Downton Abbey is back on Sunday: here's what to expect
Five things to look forward to in series three, from a wedding and a baby to a potential gay romance
DOWNTON ABBEY returns to ITV for a third series on Sunday. While the war is over and Matthew Crawley has finally proposed to Lady Mary in the gently falling snow, there is still plenty of drama to be had. Viewers last saw the Downton estate celebrating Christmas in 1919. Here's what to expect from the new series, set in the 1920s:
A WEDDING TO RIVAL KATE AND WILLIAM’S
The 'will-they-won't-they' conundrum is over as Lady Mary and Matthew Crawley prepare to walk down the aisle. Michelle Dockery, who plays Lady Mary, has dropped hints that the wedding scenes could be as picturesque as Kate Middleton and Prince William's special day last year. "It's a truly stunning dress," she told STV. "I'm sure that people will maybe make some comparisons with the Royal wedding."

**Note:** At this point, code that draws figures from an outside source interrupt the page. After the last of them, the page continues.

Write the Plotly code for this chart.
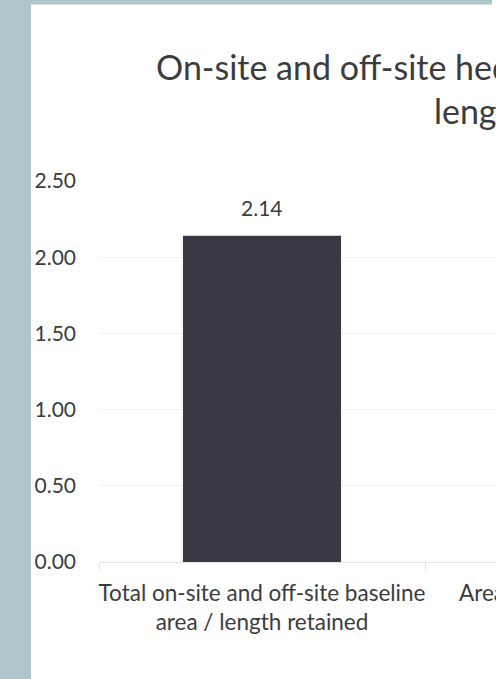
import plotly.graph_objects as go

# Chart content
title_text = "On-site and off-site hedgerow baseline area<br>length"
categories = [
    "Total on-site and off-site baseline<br>area / length retained",
    "Area / length of baseline enhanced<br>on-site and off-site",
]
values = [2.14]
y_ticks = [0.0, 0.5, 1.0, 1.5, 2.0, 2.5]

# Styling
W, H = 496, 679
ML, MR, MT, MB = 99, 0, 181, 117
FONT = "Lato"
TXT = "#3c3c3c"
BAR = "#393845"
FRAME = "#adc5cb"

plot_w = W - ML - MR
plot_h = H - MT - MB
cat_px = 326  # width of one category band


def px_x(px):
    return (px - ML) / plot_w


def px_y(py):
    return (H - MB - py) / plot_h


fig = go.Figure()
fig.add_trace(
    go.Bar(
        x=categories[: len(values)],
        y=values,
        width=0.485,
        marker=dict(color=BAR, line=dict(width=0)),
        hoverinfo="skip",
    )
)

# value labels above the bars
for c, v in zip(categories, values):
    fig.add_annotation(
        x=c, y=v, xref="x", yref="y", text=f"{v:.2f}", showarrow=False,
        yanchor="bottom", yshift=14, font=dict(family=FONT, size=21, color=TXT),
    )

# chart title (the chart is wider than the view, so it runs off the right edge)
fig.add_annotation(
    x=px_x(155), y=px_y(45), xref="paper", yref="paper",
    text=title_text, showarrow=False, xanchor="left", yanchor="top",
    align="center", borderpad=0, font=dict(family=FONT, size=34, color=TXT),
)

# label of the next category band, running off the right edge
fig.add_annotation(
    x=px_x(458), y=px_y(578), xref="paper", yref="paper",
    text=categories[1], showarrow=False, xanchor="left", yanchor="top",
    align="center", borderpad=0,
    font=dict(family=FONT, size=22.5, color=TXT),
)

# frame around the chart area
fig.add_shape(type="rect", xref="paper", yref="paper", layer="below",
              x0=px_x(0), x1=px_x(31), y0=px_y(H), y1=px_y(0),
              fillcolor=FRAME, line=dict(width=0))
fig.add_shape(type="rect", xref="paper", yref="paper", layer="below",
              x0=px_x(0), x1=px_x(492), y0=px_y(4.5), y1=px_y(0),
              fillcolor=FRAME, line=dict(width=0))

fig.update_layout(
    width=W, height=H,
    margin=dict(l=ML, r=MR, t=MT, b=MB, pad=0, autoexpand=False),
    paper_bgcolor="white", plot_bgcolor="white",
    showlegend=False,
    xaxis=dict(
        type="category", categoryorder="array", categoryarray=categories,
        range=[-0.5, -0.5 + plot_w / cat_px],
        showline=True, linecolor="#e3e3e3", linewidth=1,
        ticks="outside", ticklen=8, tickcolor="#e3e3e3", tickson="boundaries",
        showgrid=False, zeroline=False, tickangle=0, automargin=False,
        tickfont=dict(family=FONT, size=22.5, color=TXT),
        ticklabelstandoff=11,
    ),
    yaxis=dict(
        range=[0, 2.5], tickvals=y_ticks, tickformat=".2f",
        showgrid=True, gridcolor="#f0f0f0", gridwidth=1,
        zeroline=False, showline=False, ticks="", automargin=False,
        tickfont=dict(family=FONT, size=21, color=TXT),
        ticklabelstandoff=22,
    ),
)

fig.write_html("out.html")
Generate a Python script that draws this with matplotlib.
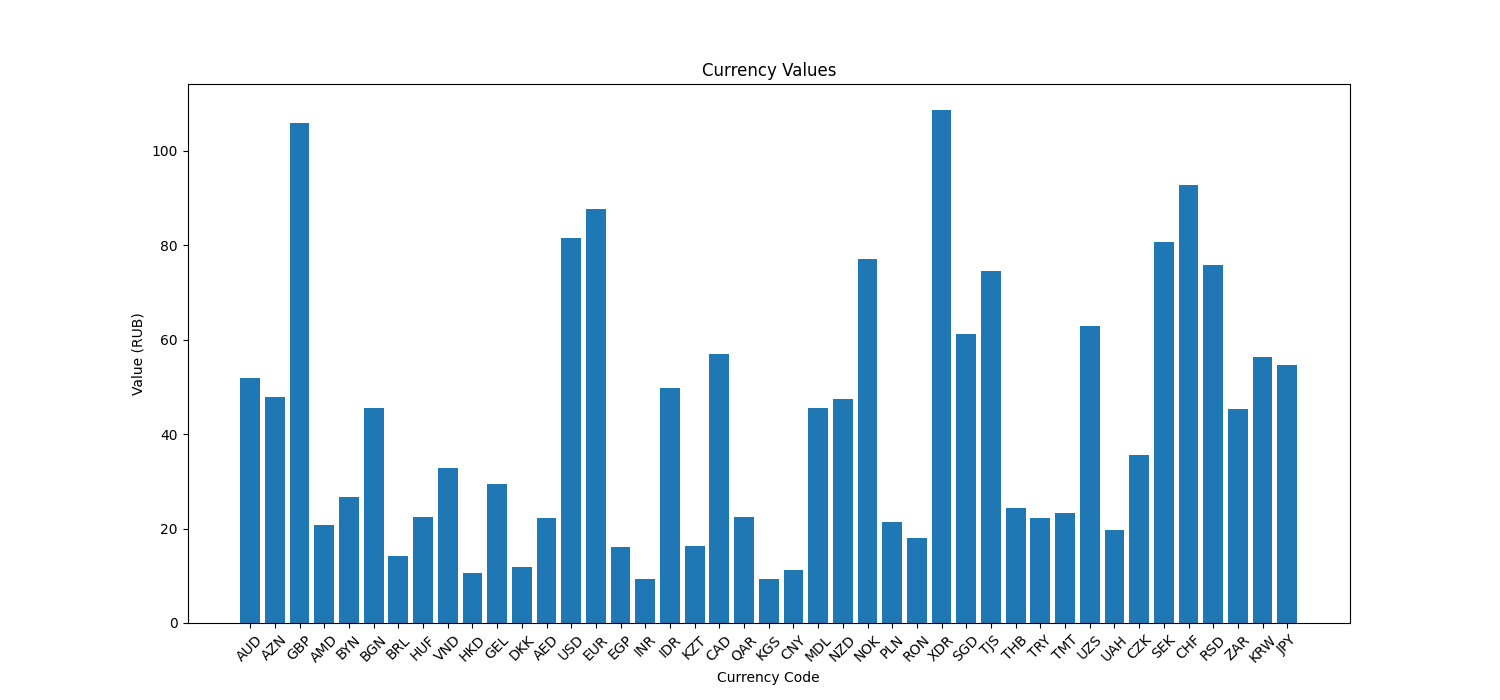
import matplotlib
matplotlib.use("Agg")
import matplotlib.pyplot as plt

codes = ["AUD", "AZN", "GBP", "AMD", "BYN", "BGN", "BRL", "HUF", "VND", "HKD",
         "GEL", "DKK", "AED", "USD", "EUR", "EGP", "INR", "IDR", "KZT", "CAD",
         "QAR", "KGS", "CNY", "MDL", "NZD", "NOK", "PLN", "RON", "XDR", "SGD",
         "TJS", "THB", "TRY", "TMT", "UZS", "UAH", "CZK", "SEK", "CHF", "RSD",
         "ZAR", "KRW", "JPY"]
values = [51.9, 47.9, 105.9, 20.8, 26.7, 45.6, 14.2, 22.5, 32.8, 10.6,
          29.4, 11.9, 22.2, 81.6, 87.7, 16.1, 9.3, 49.8, 16.3, 57.0,
          22.5, 9.3, 11.2, 45.6, 47.5, 77.1, 21.4, 18.0, 108.7, 61.2,
          74.6, 24.4, 22.2, 23.3, 62.9, 19.7, 35.6, 80.7, 92.8, 75.8,
          45.3, 56.4, 54.7]

fig, ax = plt.subplots(figsize=(15, 7), dpi=100)
ax.bar(codes, values)
ax.set_title("Currency Values")
ax.set_xlabel("Currency Code")
ax.set_ylabel("Value (RUB)")
plt.xticks(rotation=45)
plt.savefig("out.png")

HOLLYWOOD GLAMOUR OF SHIRLEY MACLAINE
A touch of Hollywood is coming to Downton with the casting of Shirley MacLaine as Martha Levinson, the mother of Cora Crawley. Martha is apparently looking to shake things up. "Martha's basic role in these episodes is to plead with the Dowager Countess [played by Maggie Smith] to wrest herself, if possible, away from tradition," MacLaine told The Daily Telegraph. "She is extremely outspoken."
MORE POST-WAR GIRL POWER
The ladies of the house have experienced freedom during the war and are now thirsty for change. Actress Laura Carmichael, who plays Lady Edith, told The Scotsman: "The young girls can't go back to how it was before. They've experienced a job and some independence, so going back to dinners and riding is not going to be enough." This means Lady Edith is not shying away from pursuing Sir Anthony. "She's more confident, and she doesn't bat an eyelid that people think she's batting out of her league. I think that's lovely to watch," says Carmichael.
THE DOWNTON ESTATE IN JEOPARDY
Lord Grantham, played by Hugh Bonneville, has gambled away nearly all of his wife's fortune on ill-advised investments, jeopardising the fate of the estate and leaving staff fearing for their jobs. "The possibility they might have to downsize becomes a reality very quickly," Bonneville has said. Meanwhile, the social order of the house is threatened by the return of a pregnant Lady Sybil and her husband – former chauffeur – Branson. Lady Sybil's family struggle to accept Branson, while the servants now have to serve someone they used to work alongside.
A GAY ROMANCE FOR THOMAS THE FOOTMAN?
There is talk of a "potential romance" for Thomas Barrow the gay footman, played by Rob James-Collier. "We really do see Thomas well and truly opened up, completely baring his soul and the most vulnerable I have ever seen him," James-Collier has revealed to BBC's Newsbeat. "There could potentially be some romance but whether it's unrequited, you'll have to wait and see."